Foundation Imaging
- Industry: CGI visual effects studio
- Defunct: December 28, 2002
- Fate: Bankruptcy
- Key people: Paul Beigle-Bryant and Ron Thornton (founders)

= Foundation Imaging =

CGI, 3D animation, and editing company

Foundation Imaging, Inc. was a CGI visual effects studio, computer animation studio, and post-production editing facility that existed from 1992 until 2002. The studio won Emmys for its work on Babylon 5 and Star Trek: Voyager.

==History==
The company was founded by Paul Beigle-Bryant and Ron Thornton. It pioneered digital imaging for television programming using Newtek's LightWave 3D, originally on Commodore Amiga based Video Toaster workstations.

=== Dissolution ===
The company was dissolved after work on season one of Star Trek: Enterprise had been completed and the company assets were sold off in a public auction on December 17, 2002 by Brian Testo Associates, LLC.

=== Legacy ===
The company's pioneering work on Babylon 5 popularized using the software package Lightwave 3D on US TV shows for CGI visual effects, which led to it becoming an industry standard throughout the 1990s.

Key animators from the company and Emmy Award-winners Adam "Mojo" Lebowitz and John Teska remain major figures in the visual effects field for their work on shows such as the rebooted Battlestar Galactica and Lost.

== Notable works ==
=== Babylon 5 ===
Foundation Imaging is best known for their work on the science fiction series Babylon 5, winning an Emmy Award for the pilot episode.

=== Star Trek franchise ===
After completing the third season of Babylon 5, they worked on Paramount's Star Trek: Voyager and Star Trek: Deep Space Nine (ultimately winning two more Emmy Awards for their work on Voyager).

Foundation Imaging made the exterior views rendered by computer graphics for the Delta Flyer shuttlecraft, from drawings by Rick Sternbach, debuting on Voyager in the "Extreme Risk". They also did the CGI views of the Varro generation ship in the episode "The Disease" for example.

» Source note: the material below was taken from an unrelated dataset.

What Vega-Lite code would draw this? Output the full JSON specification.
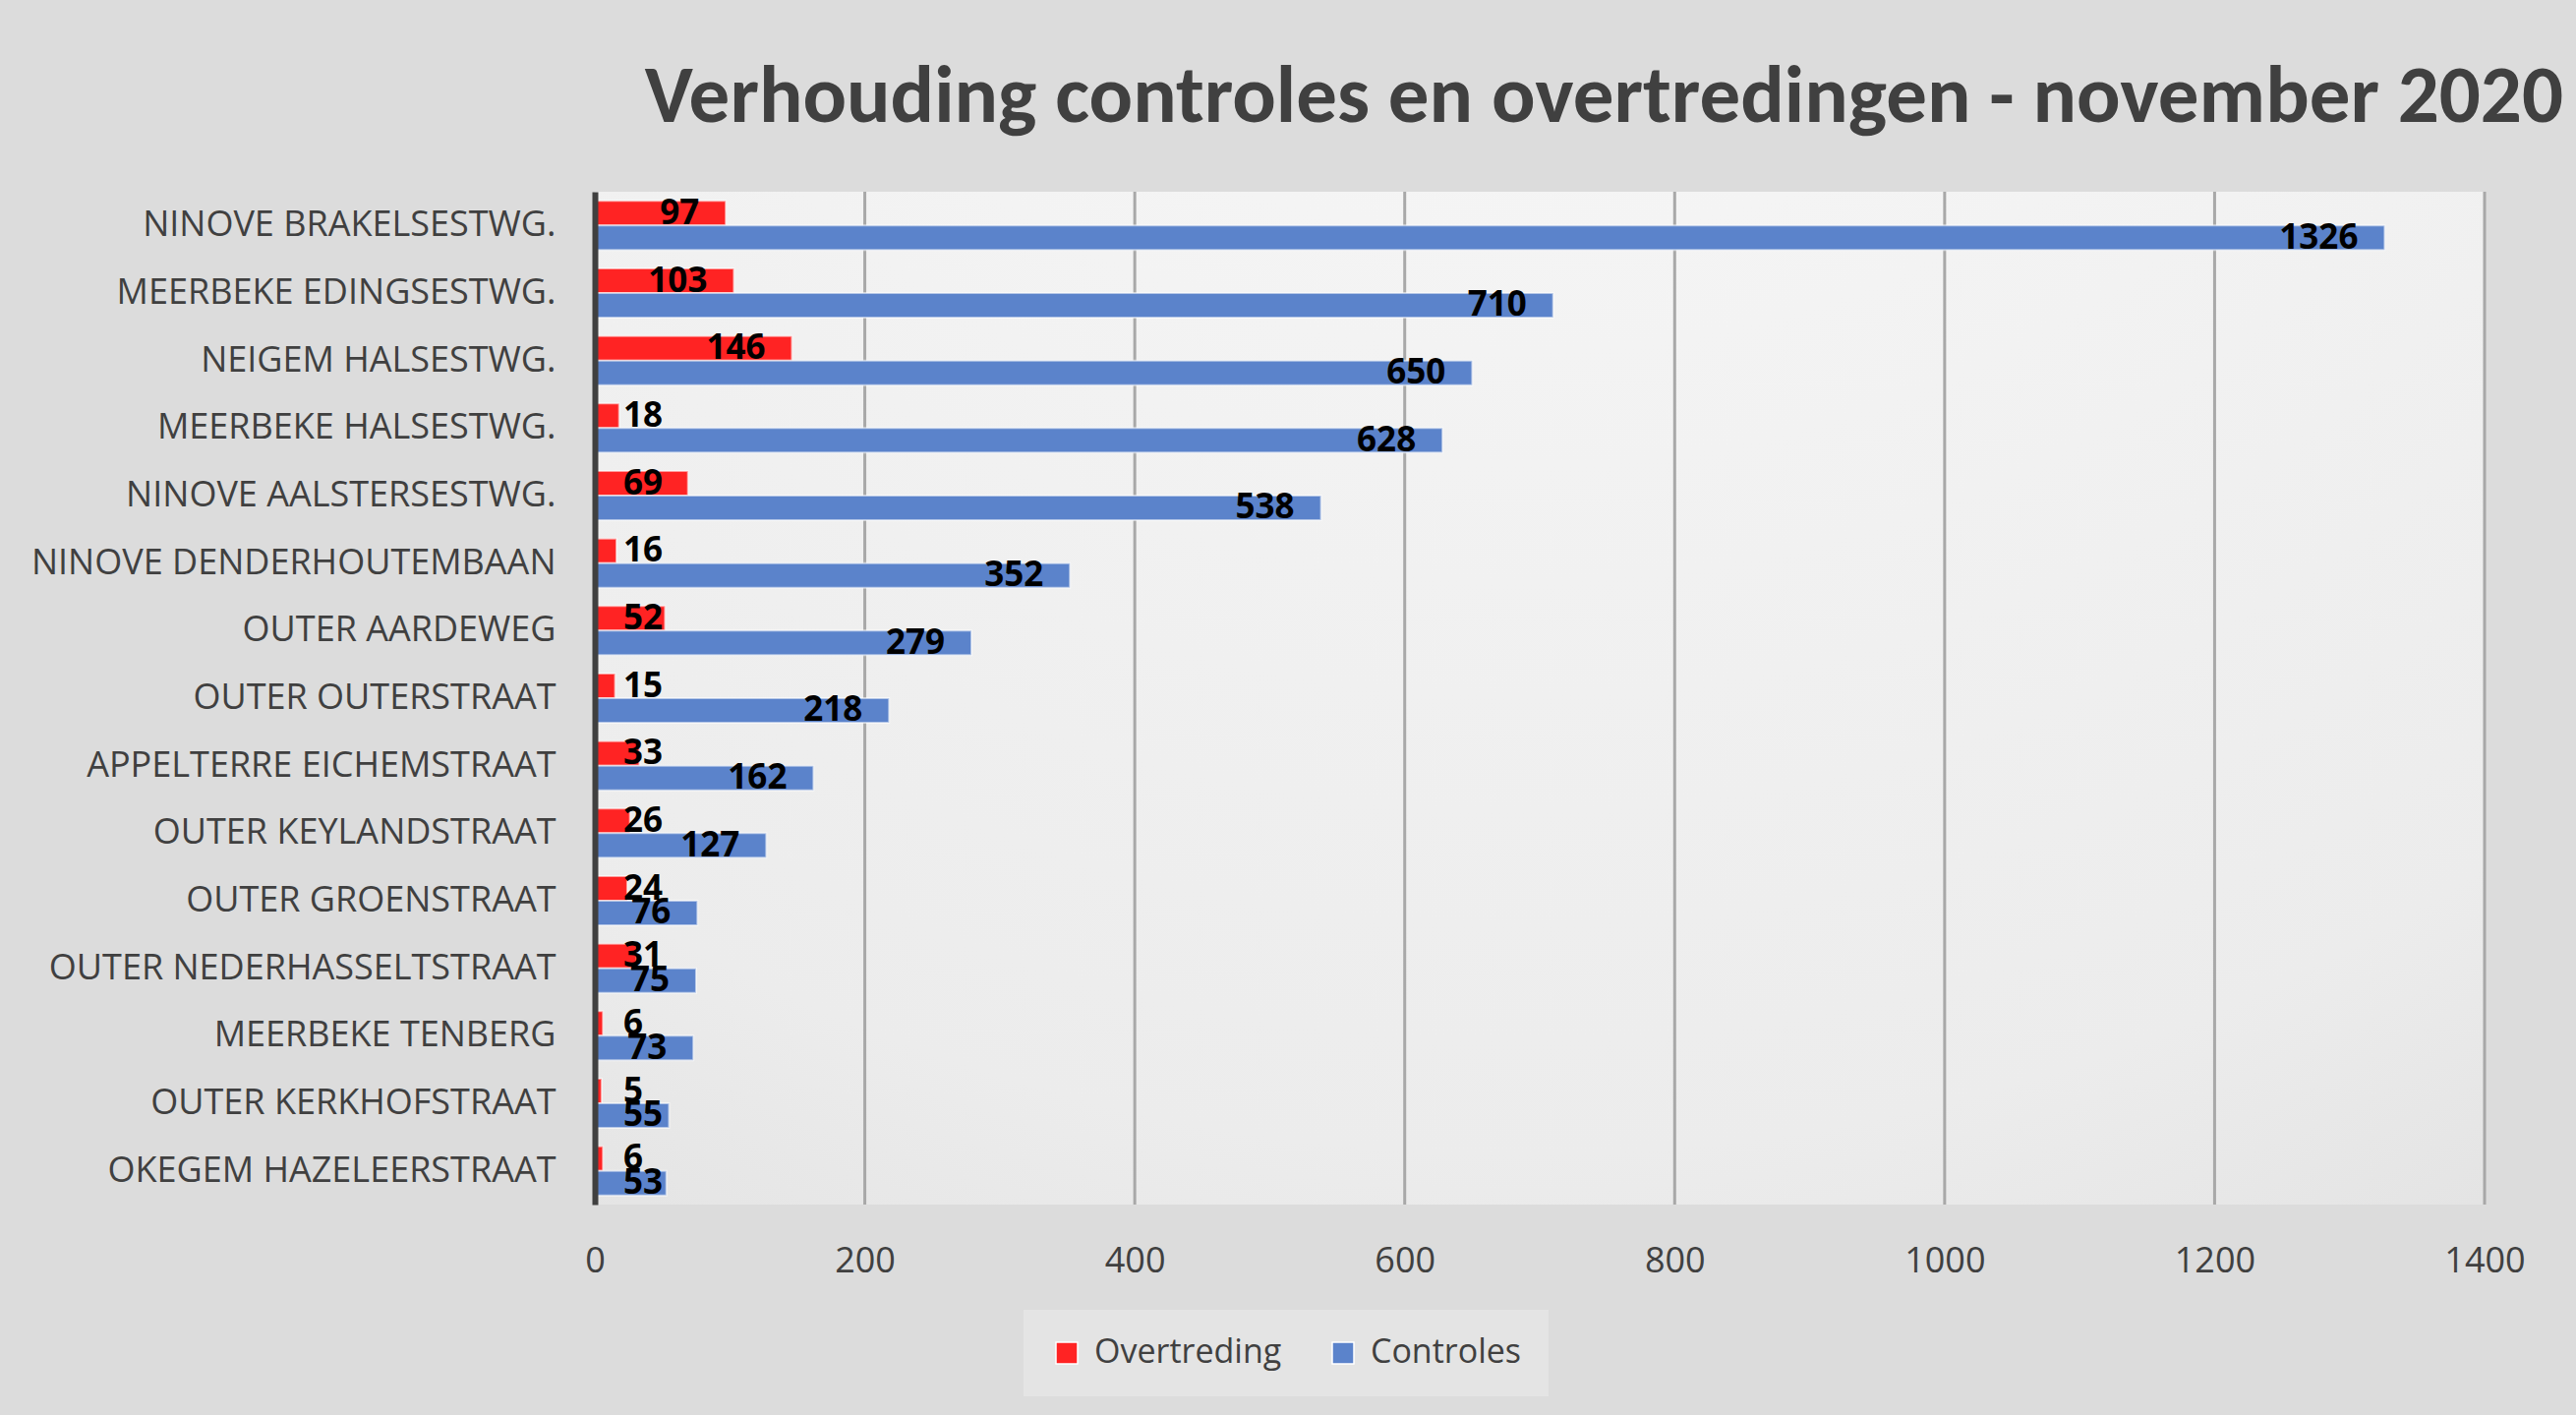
{
  "$schema": "https://vega.github.io/schema/vega-lite/v6.json",
  "width": 1922,
  "height": 1030,
  "autosize": {"type": "none"},
  "padding": {"left": 605, "top": 195, "right": 93, "bottom": 214},
  "background": "#dcdcdc",
  "title": {
    "text": "Verhouding controles en overtredingen  - november 2020",
    "anchor": "end",
    "frame": "group",
    "dx": 80,
    "dy": 83,
    "offset": 70,
    "baseline": "alphabetic",
    "font": "Carlito, Liberation Sans Narrow, Open Sans, sans-serif",
    "fontSize": 83,
    "fontWeight": "bold",
    "color": "#404040"
  },
  "config": {
    "view": {"stroke": null},
    "font": "Open Sans"
  },
  "datasets": {
    "tellingen": [
      {"locatie": "NINOVE BRAKELSESTWG.", "reeks": "Overtreding", "aantal": 97},
      {"locatie": "NINOVE BRAKELSESTWG.", "reeks": "Controles", "aantal": 1326},
      {"locatie": "MEERBEKE EDINGSESTWG.", "reeks": "Overtreding", "aantal": 103},
      {"locatie": "MEERBEKE EDINGSESTWG.", "reeks": "Controles", "aantal": 710},
      {"locatie": "NEIGEM HALSESTWG.", "reeks": "Overtreding", "aantal": 146},
      {"locatie": "NEIGEM HALSESTWG.", "reeks": "Controles", "aantal": 650},
      {"locatie": "MEERBEKE HALSESTWG.", "reeks": "Overtreding", "aantal": 18},
      {"locatie": "MEERBEKE HALSESTWG.", "reeks": "Controles", "aantal": 628},
      {"locatie": "NINOVE AALSTERSESTWG.", "reeks": "Overtreding", "aantal": 69},
      {"locatie": "NINOVE AALSTERSESTWG.", "reeks": "Controles", "aantal": 538},
      {"locatie": "NINOVE DENDERHOUTEMBAAN", "reeks": "Overtreding", "aantal": 16},
      {"locatie": "NINOVE DENDERHOUTEMBAAN", "reeks": "Controles", "aantal": 352},
      {"locatie": "OUTER AARDEWEG", "reeks": "Overtreding", "aantal": 52},
      {"locatie": "OUTER AARDEWEG", "reeks": "Controles", "aantal": 279},
      {"locatie": "OUTER OUTERSTRAAT", "reeks": "Overtreding", "aantal": 15},
      {"locatie": "OUTER OUTERSTRAAT", "reeks": "Controles", "aantal": 218},
      {"locatie": "APPELTERRE EICHEMSTRAAT", "reeks": "Overtreding", "aantal": 33},
      {"locatie": "APPELTERRE EICHEMSTRAAT", "reeks": "Controles", "aantal": 162},
      {"locatie": "OUTER KEYLANDSTRAAT", "reeks": "Overtreding", "aantal": 26},
      {"locatie": "OUTER KEYLANDSTRAAT", "reeks": "Controles", "aantal": 127},
      {"locatie": "OUTER GROENSTRAAT", "reeks": "Overtreding", "aantal": 24},
      {"locatie": "OUTER GROENSTRAAT", "reeks": "Controles", "aantal": 76},
      {"locatie": "OUTER NEDERHASSELTSTRAAT", "reeks": "Overtreding", "aantal": 31},
      {"locatie": "OUTER NEDERHASSELTSTRAAT", "reeks": "Controles", "aantal": 75},
      {"locatie": "MEERBEKE TENBERG", "reeks": "Overtreding", "aantal": 6},
      {"locatie": "MEERBEKE TENBERG", "reeks": "Controles", "aantal": 73},
      {"locatie": "OUTER KERKHOFSTRAAT", "reeks": "Overtreding", "aantal": 5},
      {"locatie": "OUTER KERKHOFSTRAAT", "reeks": "Controles", "aantal": 55},
      {"locatie": "OKEGEM HAZELEERSTRAAT", "reeks": "Overtreding", "aantal": 6},
      {"locatie": "OKEGEM HAZELEERSTRAAT", "reeks": "Controles", "aantal": 53}
    ]
  },
  "data": {"name": "tellingen"},
  "layer": [
    {
      "data": {"values": [{"vlak": "achtergrond"}]},
      "mark": {
        "type": "rect",
        "fill": {
          "gradient": "radial",
          "x1": 0.49, "y1": -0.19, "r1": 0,
          "x2": 0.49, "y2": -0.19, "r2": 1.35,
          "stops": [
            {"offset": 0, "color": "#fdfdfd"},
            {"offset": 0.15, "color": "#f8f8f8"},
            {"offset": 0.69, "color": "#ececec"},
            {"offset": 0.83, "color": "#e2e2e2"},
            {"offset": 1, "color": "#d6d6d6"}
          ]
        }
      },
      "encoding": {}
    },
    {
      "data": {"values": [{"raster": 200}, {"raster": 400}, {"raster": 600}, {"raster": 800}, {"raster": 1000}, {"raster": 1200}, {"raster": 1400}]},
      "mark": {"type": "rule", "color": "#a8a8a8", "strokeWidth": 3},
      "encoding": {
        "x": {"field": "raster", "type": "quantitative"}
      }
    },
    {
      "mark": {"type": "bar", "stroke": "#ffffff", "strokeOpacity": 0.55, "strokeWidth": 2},
      "encoding": {
        "y": {
          "field": "locatie",
          "type": "nominal",
          "sort": null,
          "scale": {"paddingInner": 0.272, "paddingOuter": 0.136},
          "axis": {
            "title": null,
            "domain": true,
            "domainColor": "#404040",
            "domainWidth": 6,
            "ticks": false,
            "grid": false,
            "labelFont": "Open Sans",
            "labelFontSize": 36,
            "labelColor": "#404040",
            "labelPadding": 40,
            "labelLimit": 800,
            "zindex": 1
          }
        },
        "yOffset": {"field": "reeks", "type": "nominal", "sort": ["Overtreding", "Controles"]},
        "x": {
          "field": "aantal",
          "type": "quantitative",
          "scale": {"domain": [0, 1400], "nice": false},
          "axis": {
            "title": null,
            "values": [0, 200, 400, 600, 800, 1000, 1200, 1400],
            "format": "d",
            "grid": false,
            "domain": false,
            "ticks": false,
            "labelFont": "Open Sans",
            "labelFontSize": 36,
            "labelColor": "#404040",
            "labelPadding": 40,
            "labelFlush": false,
            "zindex": 1
          }
        },
        "color": {
          "field": "reeks",
          "type": "nominal",
          "scale": {"domain": ["Overtreding", "Controles"], "range": ["#ff2323", "#5b83cb"]},
          "legend": {
            "orient": "none",
            "legendX": 436,
            "legendY": 1137,
            "direction": "horizontal",
            "title": null,
            "symbolType": "square",
            "symbolSize": 484,
            "symbolStrokeColor": "#ffffff",
            "symbolStrokeWidth": 1.5,
            "symbolOpacity": 1,
            "labelFont": "Open Sans",
            "labelFontSize": 34,
            "labelColor": "#404040",
            "labelLimit": 500,
            "labelOffset": 11,
            "columnPadding": 45,
            "padding": 27,
            "fillColor": "#e4e4e4"
          }
        }
      }
    },
    {
      "transform": [{"filter": "datum.aantal >= 70"}],
      "mark": {"type": "text", "align": "right", "baseline": "middle", "dx": -27, "font": "Open Sans", "fontSize": 35, "fontWeight": "bold", "color": "#000000"},
      "encoding": {
        "y": {"field": "locatie", "type": "nominal", "sort": null},
        "yOffset": {"field": "reeks", "type": "nominal", "sort": ["Overtreding", "Controles"]},
        "x": {"field": "aantal", "type": "quantitative"},
        "text": {"field": "aantal", "type": "quantitative"}
      }
    },
    {
      "transform": [{"filter": "datum.aantal < 70"}],
      "mark": {"type": "text", "align": "left", "baseline": "middle", "dx": 29, "font": "Open Sans", "fontSize": 35, "fontWeight": "bold", "color": "#000000"},
      "encoding": {
        "y": {"field": "locatie", "type": "nominal", "sort": null},
        "yOffset": {"field": "reeks", "type": "nominal", "sort": ["Overtreding", "Controles"]},
        "x": {"datum": 0, "type": "quantitative"},
        "text": {"field": "aantal", "type": "quantitative"}
      }
    }
  ]
}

The company also worked on Robert Wise's director's cut of Star Trek: The Motion Picture. This was one of Foundation Imaging's last projects before they shut down. Lebowitz also worked with Paramount Plus on the film's 2022 restoration.

=== Batman CG visuals ===
While working on Star Trek, the company provided CG visuals for the Warner Brothers direct-to-video animated movies based on the Batman: The Animated Series TV series.

== Project history ==
=== Movies ===
- The Jackal (1997)
- Batman & Mr. Freeze: SubZero (1998)
- Today's Life (2000)
- The Legend of Zu (2001) (Blood Sea sequence)
- They Crawl (2001)
- Project Viper (2002)
- The Extreme Team (2003)

=== Live action series ===
- Babylon 5 (1993 – 1996) (seasons 1–3)
- Hypernauts (1995 – 1996) (season 1)
- Star Trek: Voyager (1996 – 2001) (seasons 3–7)
- Star Trek: Deep Space Nine (1997 – 1999) (the season 5 finale, seasons 6–7)
- Young Hercules (1998 – 1999)
- Dawson's Creek (2000) (single episode water effects)
- Star Trek: Enterprise (2001 – 2002) (season 1)

=== Animated series ===
- Roughnecks: Starship Troopers Chronicles (1999)
- Max Steel (2001)
- Dan Dare (2002)

=== Video games ===
- Twisted Metal: Black (2001) (CG movie and visual effects)

=== DVD ===
- Star Trek: The Motion Picture (DVD director's edition)

== Awards ==
- 1993 Emmy Award for Outstanding Individual Achievement In Special Visual Effects - Babylon 5: The Gathering: Paul Beigle-Bryant, Ron Thornton (each at Foundation Imaging) et al.

- 1999 Emmy Award for Outstanding Special Visual Effects for a Series - Star Trek: Voyager, episode "Dark Frontier": Rob Bonchune, Adam "Mojo" Lebowitz, John Teska (each at Foundation Imaging) et al.

- 2001 Emmy Award for Outstanding Special Visual Effects for a Series - Star Trek: Voyager, episode "Endgame": Robert Bonchune, John Teska (each at Foundation Imaging) et al.